Wherever "code" appears in a line, copy that line.

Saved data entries
-- Start --

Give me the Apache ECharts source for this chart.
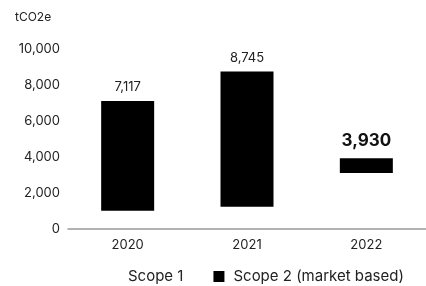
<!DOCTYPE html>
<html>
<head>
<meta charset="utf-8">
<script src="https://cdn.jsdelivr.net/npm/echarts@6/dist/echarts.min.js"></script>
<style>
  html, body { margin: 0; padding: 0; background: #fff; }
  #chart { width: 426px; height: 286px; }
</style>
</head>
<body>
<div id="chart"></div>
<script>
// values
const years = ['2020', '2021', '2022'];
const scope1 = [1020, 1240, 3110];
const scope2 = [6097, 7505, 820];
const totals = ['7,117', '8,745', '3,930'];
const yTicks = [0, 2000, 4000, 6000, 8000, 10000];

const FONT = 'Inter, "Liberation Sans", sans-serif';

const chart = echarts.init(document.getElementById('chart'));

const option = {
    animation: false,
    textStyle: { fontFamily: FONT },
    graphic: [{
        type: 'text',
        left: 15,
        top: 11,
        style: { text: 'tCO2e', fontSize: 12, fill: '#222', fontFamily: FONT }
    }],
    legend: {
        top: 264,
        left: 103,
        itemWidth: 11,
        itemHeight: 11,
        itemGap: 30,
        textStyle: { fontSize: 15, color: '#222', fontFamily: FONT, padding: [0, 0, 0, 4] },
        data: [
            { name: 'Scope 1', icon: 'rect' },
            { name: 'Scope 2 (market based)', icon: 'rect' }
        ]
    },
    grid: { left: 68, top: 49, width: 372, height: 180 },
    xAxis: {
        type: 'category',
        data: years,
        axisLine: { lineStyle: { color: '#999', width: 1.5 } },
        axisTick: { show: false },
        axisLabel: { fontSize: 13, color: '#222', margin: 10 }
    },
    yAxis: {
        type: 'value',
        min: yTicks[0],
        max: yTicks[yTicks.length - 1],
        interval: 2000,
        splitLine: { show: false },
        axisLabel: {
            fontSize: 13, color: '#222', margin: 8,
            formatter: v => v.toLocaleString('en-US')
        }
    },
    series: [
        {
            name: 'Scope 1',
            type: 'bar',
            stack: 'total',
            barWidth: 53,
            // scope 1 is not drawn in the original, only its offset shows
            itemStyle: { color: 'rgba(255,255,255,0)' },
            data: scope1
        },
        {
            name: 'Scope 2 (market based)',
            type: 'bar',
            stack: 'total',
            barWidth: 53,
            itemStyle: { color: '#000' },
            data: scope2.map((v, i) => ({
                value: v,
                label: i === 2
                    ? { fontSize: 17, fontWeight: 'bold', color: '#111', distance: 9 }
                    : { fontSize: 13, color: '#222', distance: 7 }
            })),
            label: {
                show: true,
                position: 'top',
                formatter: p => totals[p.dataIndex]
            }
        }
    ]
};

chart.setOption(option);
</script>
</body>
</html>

-- End --
-- Start --

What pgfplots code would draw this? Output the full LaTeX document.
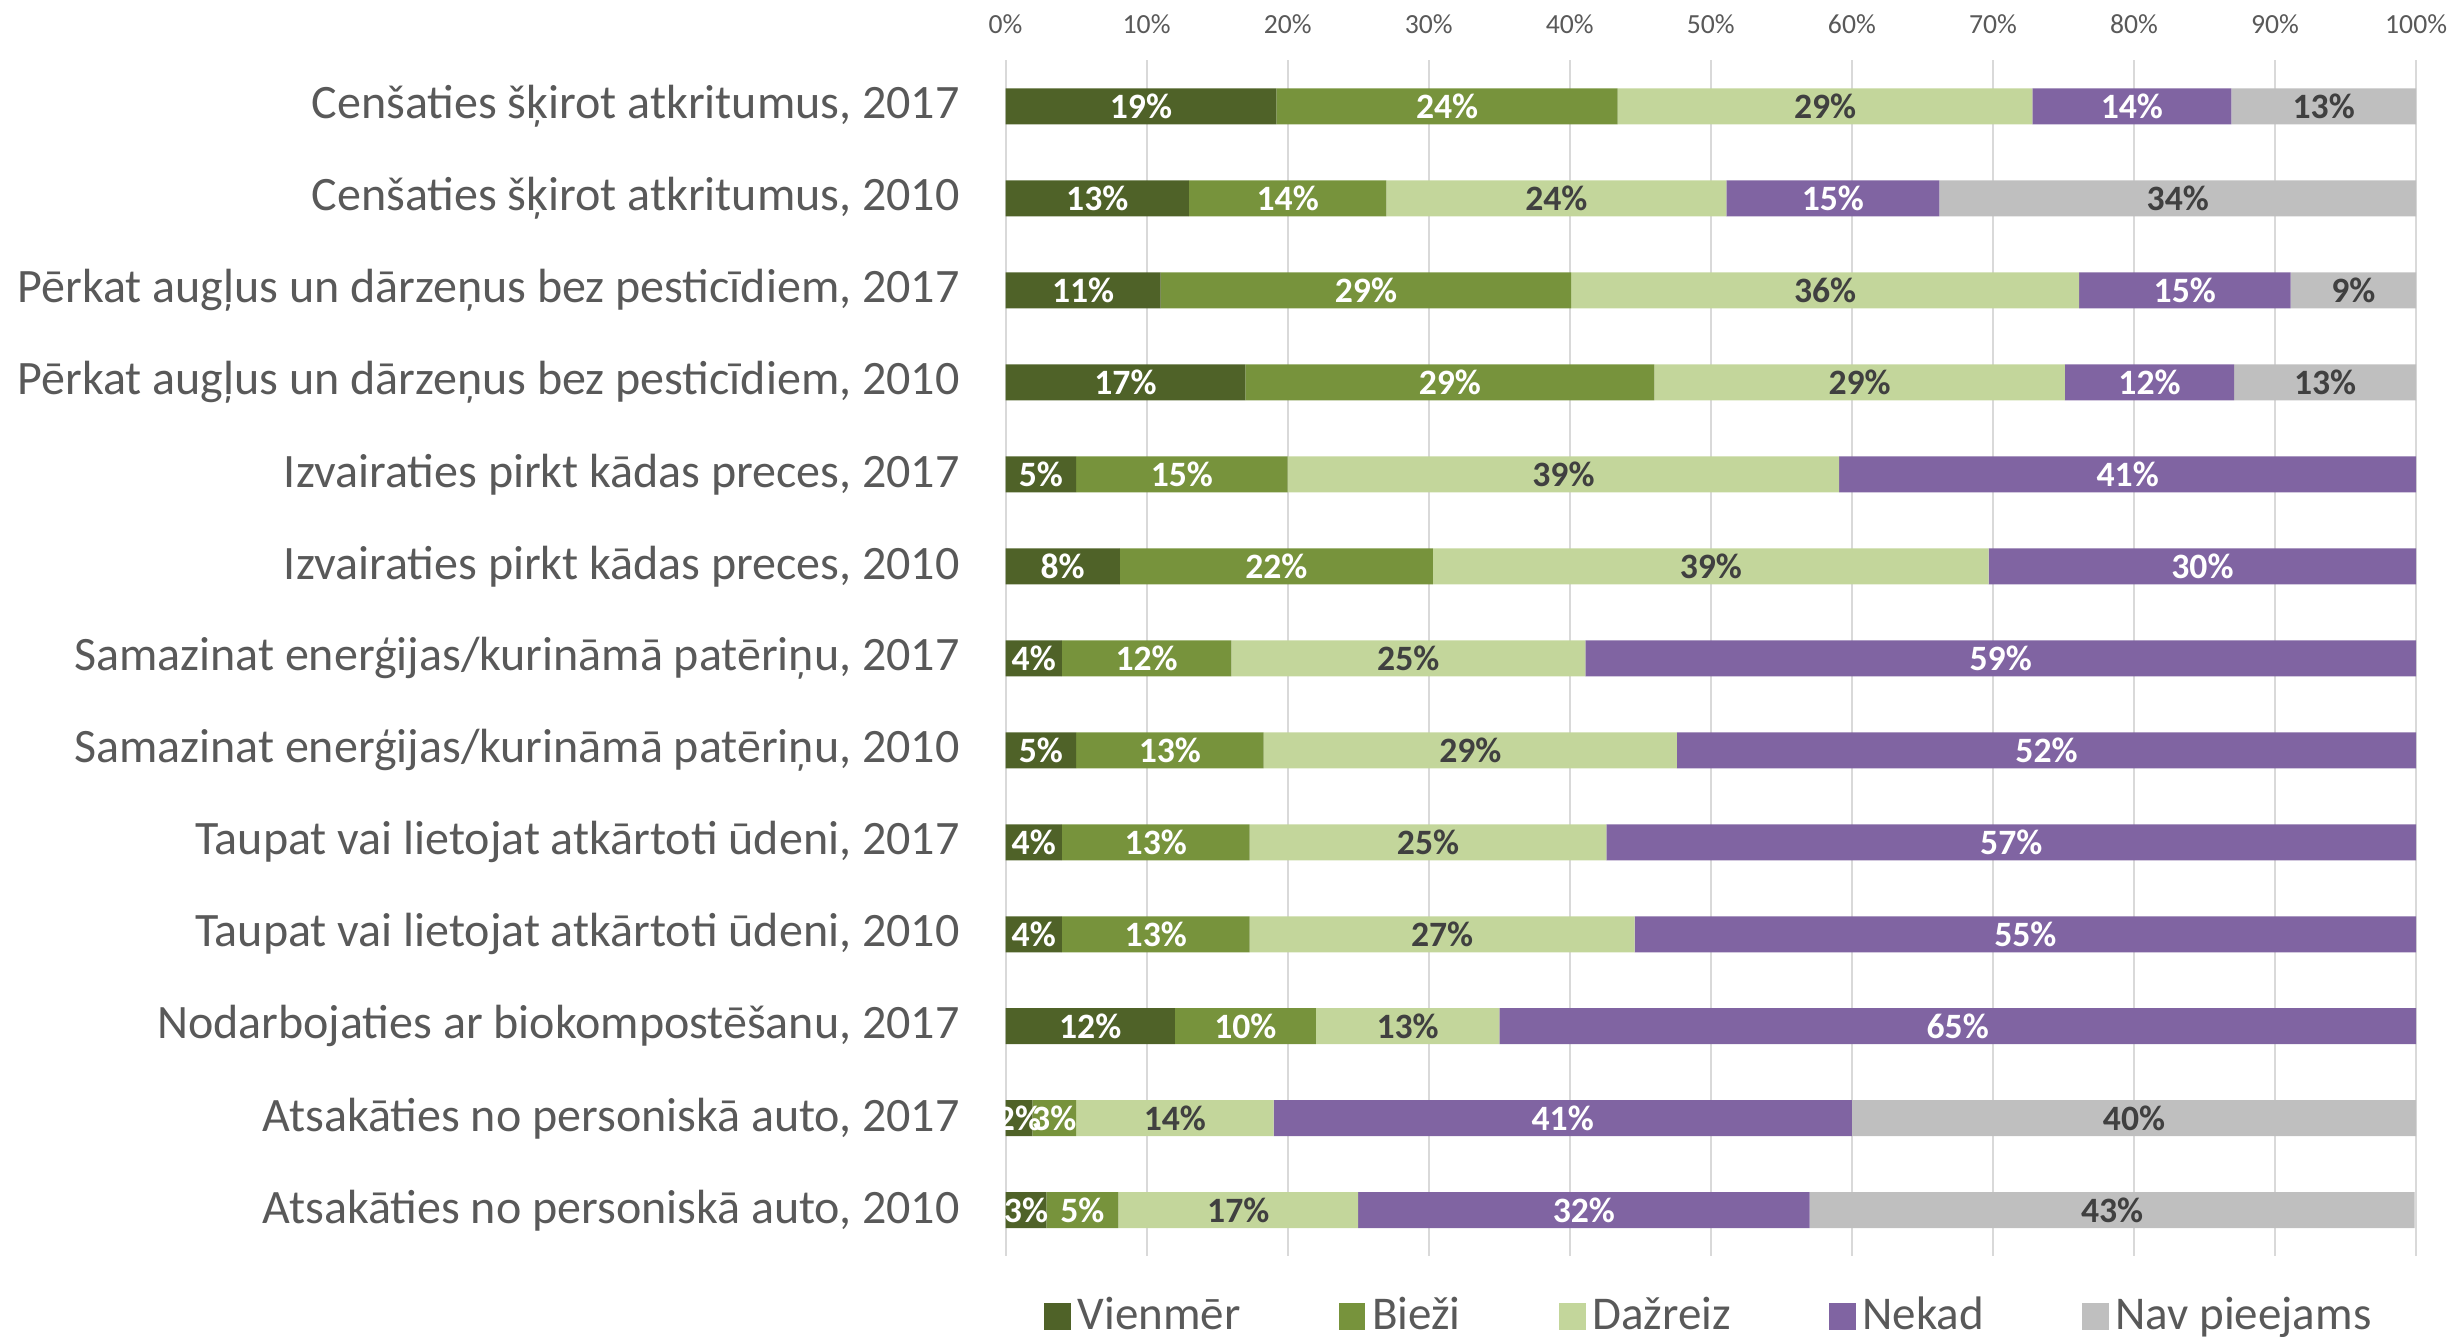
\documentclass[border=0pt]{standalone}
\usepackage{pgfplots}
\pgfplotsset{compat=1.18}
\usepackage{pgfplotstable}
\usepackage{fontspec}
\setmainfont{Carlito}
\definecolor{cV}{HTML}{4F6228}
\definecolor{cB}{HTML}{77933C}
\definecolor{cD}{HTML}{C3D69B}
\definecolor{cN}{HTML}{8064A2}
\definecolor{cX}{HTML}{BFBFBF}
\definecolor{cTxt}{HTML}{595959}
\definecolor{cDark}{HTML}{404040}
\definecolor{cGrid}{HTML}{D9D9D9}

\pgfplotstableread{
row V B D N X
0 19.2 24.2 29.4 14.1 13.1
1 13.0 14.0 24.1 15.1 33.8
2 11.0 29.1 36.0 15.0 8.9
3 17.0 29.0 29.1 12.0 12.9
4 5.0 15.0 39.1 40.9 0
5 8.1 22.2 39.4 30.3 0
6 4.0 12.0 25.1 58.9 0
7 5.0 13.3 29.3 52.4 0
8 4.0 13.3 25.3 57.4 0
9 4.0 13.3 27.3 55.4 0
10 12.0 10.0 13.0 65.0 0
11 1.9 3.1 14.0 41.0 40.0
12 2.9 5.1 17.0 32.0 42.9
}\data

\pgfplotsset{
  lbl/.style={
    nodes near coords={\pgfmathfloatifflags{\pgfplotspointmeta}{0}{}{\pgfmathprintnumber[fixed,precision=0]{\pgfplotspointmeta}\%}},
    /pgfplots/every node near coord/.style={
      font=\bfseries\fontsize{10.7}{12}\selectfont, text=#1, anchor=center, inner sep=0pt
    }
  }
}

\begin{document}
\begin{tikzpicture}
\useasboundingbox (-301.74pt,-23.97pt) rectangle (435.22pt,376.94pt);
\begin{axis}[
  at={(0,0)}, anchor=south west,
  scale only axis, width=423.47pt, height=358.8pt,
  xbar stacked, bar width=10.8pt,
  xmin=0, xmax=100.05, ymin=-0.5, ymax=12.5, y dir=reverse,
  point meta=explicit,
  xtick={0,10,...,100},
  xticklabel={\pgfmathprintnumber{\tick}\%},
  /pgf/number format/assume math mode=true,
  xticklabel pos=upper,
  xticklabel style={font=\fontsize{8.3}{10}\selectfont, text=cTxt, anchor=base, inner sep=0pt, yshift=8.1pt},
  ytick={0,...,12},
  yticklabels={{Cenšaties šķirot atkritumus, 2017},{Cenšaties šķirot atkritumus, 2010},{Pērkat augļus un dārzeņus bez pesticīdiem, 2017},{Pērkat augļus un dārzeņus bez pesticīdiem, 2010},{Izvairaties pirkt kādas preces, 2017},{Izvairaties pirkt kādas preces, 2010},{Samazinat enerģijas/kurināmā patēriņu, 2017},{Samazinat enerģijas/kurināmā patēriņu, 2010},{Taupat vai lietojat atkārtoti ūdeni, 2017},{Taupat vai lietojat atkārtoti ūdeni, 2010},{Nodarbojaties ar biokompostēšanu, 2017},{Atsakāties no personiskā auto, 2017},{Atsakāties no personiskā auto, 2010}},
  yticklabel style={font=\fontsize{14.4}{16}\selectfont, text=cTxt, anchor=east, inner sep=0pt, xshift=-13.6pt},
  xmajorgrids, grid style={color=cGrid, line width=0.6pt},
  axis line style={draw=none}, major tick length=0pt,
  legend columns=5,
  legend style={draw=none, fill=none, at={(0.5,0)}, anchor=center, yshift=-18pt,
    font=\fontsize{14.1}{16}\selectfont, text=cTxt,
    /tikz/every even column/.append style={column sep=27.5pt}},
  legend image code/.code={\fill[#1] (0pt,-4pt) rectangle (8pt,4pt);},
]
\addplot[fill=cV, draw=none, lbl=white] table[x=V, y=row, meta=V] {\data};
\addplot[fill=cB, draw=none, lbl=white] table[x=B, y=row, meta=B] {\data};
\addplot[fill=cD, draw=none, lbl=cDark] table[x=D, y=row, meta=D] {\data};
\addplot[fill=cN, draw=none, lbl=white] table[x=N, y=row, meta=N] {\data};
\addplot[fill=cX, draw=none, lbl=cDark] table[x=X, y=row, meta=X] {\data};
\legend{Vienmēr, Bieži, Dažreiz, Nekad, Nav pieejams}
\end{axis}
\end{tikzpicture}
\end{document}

-- End --
-- Start --

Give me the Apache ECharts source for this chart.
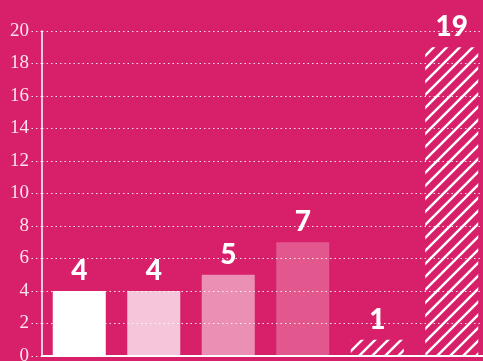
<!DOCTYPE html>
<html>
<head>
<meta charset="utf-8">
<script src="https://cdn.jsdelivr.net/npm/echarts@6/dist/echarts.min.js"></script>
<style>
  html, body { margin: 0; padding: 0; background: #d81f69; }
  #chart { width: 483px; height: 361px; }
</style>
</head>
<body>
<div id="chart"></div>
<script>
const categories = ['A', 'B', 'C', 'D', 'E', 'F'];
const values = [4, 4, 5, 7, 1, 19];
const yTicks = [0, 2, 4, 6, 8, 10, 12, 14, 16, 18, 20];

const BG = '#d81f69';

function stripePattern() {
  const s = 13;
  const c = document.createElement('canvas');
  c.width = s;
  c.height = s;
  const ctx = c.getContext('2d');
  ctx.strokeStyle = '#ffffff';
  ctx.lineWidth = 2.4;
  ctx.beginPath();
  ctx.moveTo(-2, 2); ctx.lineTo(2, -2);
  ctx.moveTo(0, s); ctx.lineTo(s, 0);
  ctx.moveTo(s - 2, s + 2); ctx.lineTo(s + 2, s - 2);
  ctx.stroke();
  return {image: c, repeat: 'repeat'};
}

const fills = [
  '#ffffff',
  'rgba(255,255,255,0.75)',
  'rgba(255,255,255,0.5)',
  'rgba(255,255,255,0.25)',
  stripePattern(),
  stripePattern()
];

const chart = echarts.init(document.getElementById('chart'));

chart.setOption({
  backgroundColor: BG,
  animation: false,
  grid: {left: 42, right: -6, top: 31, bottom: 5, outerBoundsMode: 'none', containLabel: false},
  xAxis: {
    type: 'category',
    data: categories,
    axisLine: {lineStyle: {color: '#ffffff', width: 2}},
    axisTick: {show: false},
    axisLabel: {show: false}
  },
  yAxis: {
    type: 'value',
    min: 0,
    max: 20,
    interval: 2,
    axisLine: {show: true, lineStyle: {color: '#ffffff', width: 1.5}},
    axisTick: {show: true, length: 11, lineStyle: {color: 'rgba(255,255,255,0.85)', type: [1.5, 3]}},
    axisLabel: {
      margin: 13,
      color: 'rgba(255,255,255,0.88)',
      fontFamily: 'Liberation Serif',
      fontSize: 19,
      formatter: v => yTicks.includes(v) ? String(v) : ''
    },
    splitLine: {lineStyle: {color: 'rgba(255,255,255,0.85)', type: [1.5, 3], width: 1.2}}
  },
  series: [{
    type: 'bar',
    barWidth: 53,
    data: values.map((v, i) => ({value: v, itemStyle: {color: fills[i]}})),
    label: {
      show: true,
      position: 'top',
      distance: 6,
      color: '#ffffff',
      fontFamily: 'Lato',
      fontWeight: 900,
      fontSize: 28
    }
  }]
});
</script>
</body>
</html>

-- End --

[THE SOLUTION]
What pgfplots code would draw this? Output the full LaTeX document.
  legend image code/.code={\fill[#1] (0pt,-4pt) rectangle (8pt,4pt);},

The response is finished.